## STATED TASK
Copy the listing below in full and skip every picture.

========================================

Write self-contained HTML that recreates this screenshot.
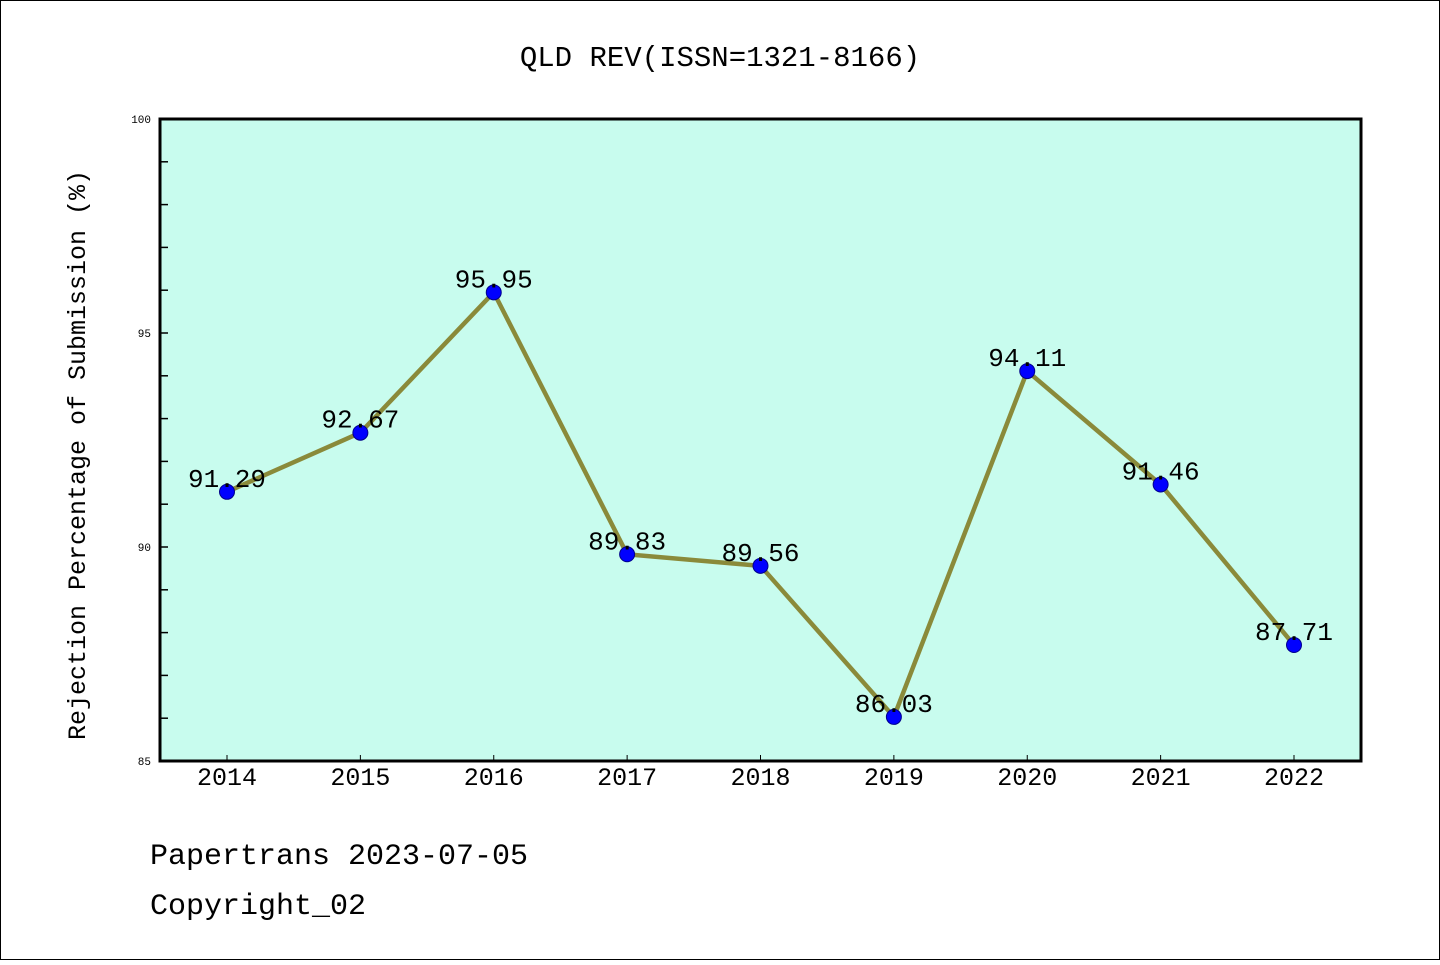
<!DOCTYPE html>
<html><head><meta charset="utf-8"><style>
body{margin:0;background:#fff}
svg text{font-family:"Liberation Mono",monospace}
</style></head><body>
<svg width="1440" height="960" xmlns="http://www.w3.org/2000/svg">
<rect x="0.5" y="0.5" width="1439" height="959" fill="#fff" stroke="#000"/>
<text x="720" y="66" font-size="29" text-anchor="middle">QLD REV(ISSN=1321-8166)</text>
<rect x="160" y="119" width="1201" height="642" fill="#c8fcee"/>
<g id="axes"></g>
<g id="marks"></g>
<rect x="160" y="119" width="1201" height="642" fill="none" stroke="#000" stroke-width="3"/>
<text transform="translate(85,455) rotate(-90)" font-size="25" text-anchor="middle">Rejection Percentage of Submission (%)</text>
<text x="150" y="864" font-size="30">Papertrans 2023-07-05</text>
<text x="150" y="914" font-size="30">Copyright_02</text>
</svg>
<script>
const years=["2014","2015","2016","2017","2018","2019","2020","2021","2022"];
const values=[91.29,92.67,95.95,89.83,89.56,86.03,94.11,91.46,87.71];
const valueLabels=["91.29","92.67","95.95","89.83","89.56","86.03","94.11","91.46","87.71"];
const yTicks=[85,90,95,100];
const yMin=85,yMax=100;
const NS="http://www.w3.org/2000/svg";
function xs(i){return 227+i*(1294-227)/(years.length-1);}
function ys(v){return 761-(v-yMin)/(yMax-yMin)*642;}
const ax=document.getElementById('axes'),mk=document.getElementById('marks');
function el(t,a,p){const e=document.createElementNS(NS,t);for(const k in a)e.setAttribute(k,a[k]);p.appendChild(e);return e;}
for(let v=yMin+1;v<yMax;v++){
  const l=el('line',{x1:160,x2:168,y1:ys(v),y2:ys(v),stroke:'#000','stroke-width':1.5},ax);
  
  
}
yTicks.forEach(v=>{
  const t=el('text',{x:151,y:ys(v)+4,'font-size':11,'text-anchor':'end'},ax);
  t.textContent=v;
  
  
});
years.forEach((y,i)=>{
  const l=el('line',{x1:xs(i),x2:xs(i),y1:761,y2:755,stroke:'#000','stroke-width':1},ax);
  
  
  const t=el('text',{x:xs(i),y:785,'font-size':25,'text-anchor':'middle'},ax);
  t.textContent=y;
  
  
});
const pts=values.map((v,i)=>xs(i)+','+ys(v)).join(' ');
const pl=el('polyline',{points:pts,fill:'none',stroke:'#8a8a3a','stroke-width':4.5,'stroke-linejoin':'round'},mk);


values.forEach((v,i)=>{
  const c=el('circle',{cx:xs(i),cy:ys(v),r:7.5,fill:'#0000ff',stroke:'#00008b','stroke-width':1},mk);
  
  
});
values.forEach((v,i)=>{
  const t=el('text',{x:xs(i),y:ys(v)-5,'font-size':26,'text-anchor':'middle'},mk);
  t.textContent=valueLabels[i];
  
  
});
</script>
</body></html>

========================================

## RESPONSE
Write self-contained HTML that recreates this screenshot.
<!DOCTYPE html>
<html><head><meta charset="utf-8"><style>
body{margin:0;background:#fff}
svg text{font-family:"Liberation Mono",monospace}
</style></head><body>
<svg width="1440" height="960" xmlns="http://www.w3.org/2000/svg">
<rect x="0.5" y="0.5" width="1439" height="959" fill="#fff" stroke="#000"/>
<text x="720" y="66" font-size="29" text-anchor="middle">QLD REV(ISSN=1321-8166)</text>
<rect x="160" y="119" width="1201" height="642" fill="#c8fcee"/>
<g id="axes"></g>
<g id="marks"></g>
<rect x="160" y="119" width="1201" height="642" fill="none" stroke="#000" stroke-width="3"/>
<text transform="translate(85,455) rotate(-90)" font-size="25" text-anchor="middle">Rejection Percentage of Submission (%)</text>
<text x="150" y="864" font-size="30">Papertrans 2023-07-05</text>
<text x="150" y="914" font-size="30">Copyright_02</text>
</svg>
<script>
const years=["2014","2015","2016","2017","2018","2019","2020","2021","2022"];
const values=[91.29,92.67,95.95,89.83,89.56,86.03,94.11,91.46,87.71];
const valueLabels=["91.29","92.67","95.95","89.83","89.56","86.03","94.11","91.46","87.71"];
const yTicks=[85,90,95,100];
const yMin=85,yMax=100;
const NS="http://www.w3.org/2000/svg";
function xs(i){return 227+i*(1294-227)/(years.length-1);}
function ys(v){return 761-(v-yMin)/(yMax-yMin)*642;}
const ax=document.getElementById('axes'),mk=document.getElementById('marks');
function el(t,a,p){const e=document.createElementNS(NS,t);for(const k in a)e.setAttribute(k,a[k]);p.appendChild(e);return e;}
for(let v=yMin+1;v<yMax;v++){
  const l=el('line',{x1:160,x2:168,y1:ys(v),y2:ys(v),stroke:'#000','stroke-width':1.5},ax);
  
  
}
yTicks.forEach(v=>{
  const t=el('text',{x:151,y:ys(v)+4,'font-size':11,'text-anchor':'end'},ax);
  t.textContent=v;
  
  
});
years.forEach((y,i)=>{
  const l=el('line',{x1:xs(i),x2:xs(i),y1:761,y2:755,stroke:'#000','stroke-width':1},ax);
  
  
  const t=el('text',{x:xs(i),y:785,'font-size':25,'text-anchor':'middle'},ax);
  t.textContent=y;
  
  
});
const pts=values.map((v,i)=>xs(i)+','+ys(v)).join(' ');
const pl=el('polyline',{points:pts,fill:'none',stroke:'#8a8a3a','stroke-width':4.5,'stroke-linejoin':'round'},mk);


values.forEach((v,i)=>{
  const c=el('circle',{cx:xs(i),cy:ys(v),r:7.5,fill:'#0000ff',stroke:'#00008b','stroke-width':1},mk);
  
  
});
values.forEach((v,i)=>{
  const t=el('text',{x:xs(i),y:ys(v)-5,'font-size':26,'text-anchor':'middle'},mk);
  t.textContent=valueLabels[i];
  
  
});
</script>
</body></html>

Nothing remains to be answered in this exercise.